§ **DESCRIPTION OF THE TASK**
Restate the data word for word and leave the images out.

§ **INFORMATION SHOWN**
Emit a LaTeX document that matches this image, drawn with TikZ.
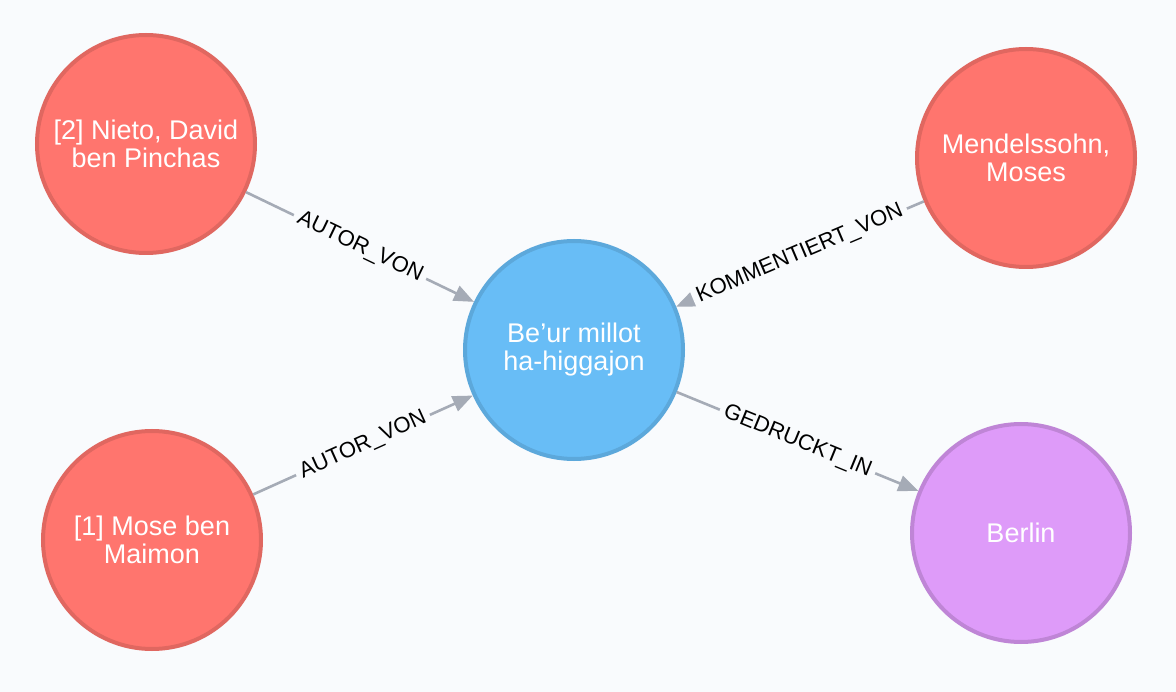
\documentclass[tikz,border=0pt]{standalone}
\usepackage{fontspec}
\setmainfont{Liberation Sans}
\usetikzlibrary{arrows.meta}
\definecolor{fondpale}{HTML}{F9FBFD}
\definecolor{rouge}{HTML}{FF756E}
\definecolor{rougebord}{HTML}{E06760}
\definecolor{bleu}{HTML}{68BDF6}
\definecolor{bleubord}{HTML}{5CA8DB}
\definecolor{violet}{HTML}{DE9BF9}
\definecolor{violetbord}{HTML}{BF85D6}
\definecolor{lien}{HTML}{A5ABB6}
\begin{document}
\begin{tikzpicture}[x=1pt,y=-1pt,
  noeud/.style={circle,minimum size=218pt,line width=4pt,text=white,align=center,
    font=\fontsize{27}{28}\selectfont},
  personne/.style={noeud,draw=rougebord,fill=rouge},
  oeuvre/.style={noeud,draw=bleubord,fill=bleu},
  lieu/.style={noeud,draw=violetbord,fill=violet},
  rel/.style={draw=lien,line width=2.6pt,-{Triangle[length=20pt,width=16pt]}},
  etiq/.style={midway,sloped,fill=fondpale,inner sep=5pt,text=black,
    font=\fontsize{22}{24}\selectfont}]
  % fond
  \fill[fondpale] (0,0) rectangle (1176,692);
  \useasboundingbox (0,0) rectangle (1176,692);
  % noeuds
  \node[oeuvre] (beur) at (574,350) {Be’ur millot\\ha-higgajon};
  \node[personne] (nieto) at (146,144) {[2] Nieto, David\\ben Pinchas};
  \node[personne] (mendelssohn) at (1026,158) {Mendelssohn,\\Moses};
  \node[personne] (mose) at (152,540) {[1] Mose ben\\Maimon};
  \node[lieu] (berlin) at (1021,533) {Berlin};
  % relations
  \draw[rel] (nieto) -- (beur) node[etiq] {AUTOR\_VON};
  \draw[rel] (mose) -- (beur) node[etiq] {AUTOR\_VON};
  \draw[rel] (mendelssohn) -- (beur) node[etiq] {KOMMENTIERT\_VON};
  \draw[rel] (beur) -- (berlin) node[etiq] {GEDRUCKT\_IN};
\end{tikzpicture}
\end{document}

§ **RESULT**
Emit a LaTeX document that matches this image, drawn with TikZ.
\documentclass[tikz,border=0pt]{standalone}
\usepackage{fontspec}
\setmainfont{Liberation Sans}
\usetikzlibrary{arrows.meta}
\definecolor{fondpale}{HTML}{F9FBFD}
\definecolor{rouge}{HTML}{FF756E}
\definecolor{rougebord}{HTML}{E06760}
\definecolor{bleu}{HTML}{68BDF6}
\definecolor{bleubord}{HTML}{5CA8DB}
\definecolor{violet}{HTML}{DE9BF9}
\definecolor{violetbord}{HTML}{BF85D6}
\definecolor{lien}{HTML}{A5ABB6}
\begin{document}
\begin{tikzpicture}[x=1pt,y=-1pt,
  noeud/.style={circle,minimum size=218pt,line width=4pt,text=white,align=center,
    font=\fontsize{27}{28}\selectfont},
  personne/.style={noeud,draw=rougebord,fill=rouge},
  oeuvre/.style={noeud,draw=bleubord,fill=bleu},
  lieu/.style={noeud,draw=violetbord,fill=violet},
  rel/.style={draw=lien,line width=2.6pt,-{Triangle[length=20pt,width=16pt]}},
  etiq/.style={midway,sloped,fill=fondpale,inner sep=5pt,text=black,
    font=\fontsize{22}{24}\selectfont}]
  % fond
  \fill[fondpale] (0,0) rectangle (1176,692);
  \useasboundingbox (0,0) rectangle (1176,692);
  % noeuds
  \node[oeuvre] (beur) at (574,350) {Be’ur millot\\ha-higgajon};
  \node[personne] (nieto) at (146,144) {[2] Nieto, David\\ben Pinchas};
  \node[personne] (mendelssohn) at (1026,158) {Mendelssohn,\\Moses};
  \node[personne] (mose) at (152,540) {[1] Mose ben\\Maimon};
  \node[lieu] (berlin) at (1021,533) {Berlin};
  % relations
  \draw[rel] (nieto) -- (beur) node[etiq] {AUTOR\_VON};
  \draw[rel] (mose) -- (beur) node[etiq] {AUTOR\_VON};
  \draw[rel] (mendelssohn) -- (beur) node[etiq] {KOMMENTIERT\_VON};
  \draw[rel] (beur) -- (berlin) node[etiq] {GEDRUCKT\_IN};
\end{tikzpicture}
\end{document}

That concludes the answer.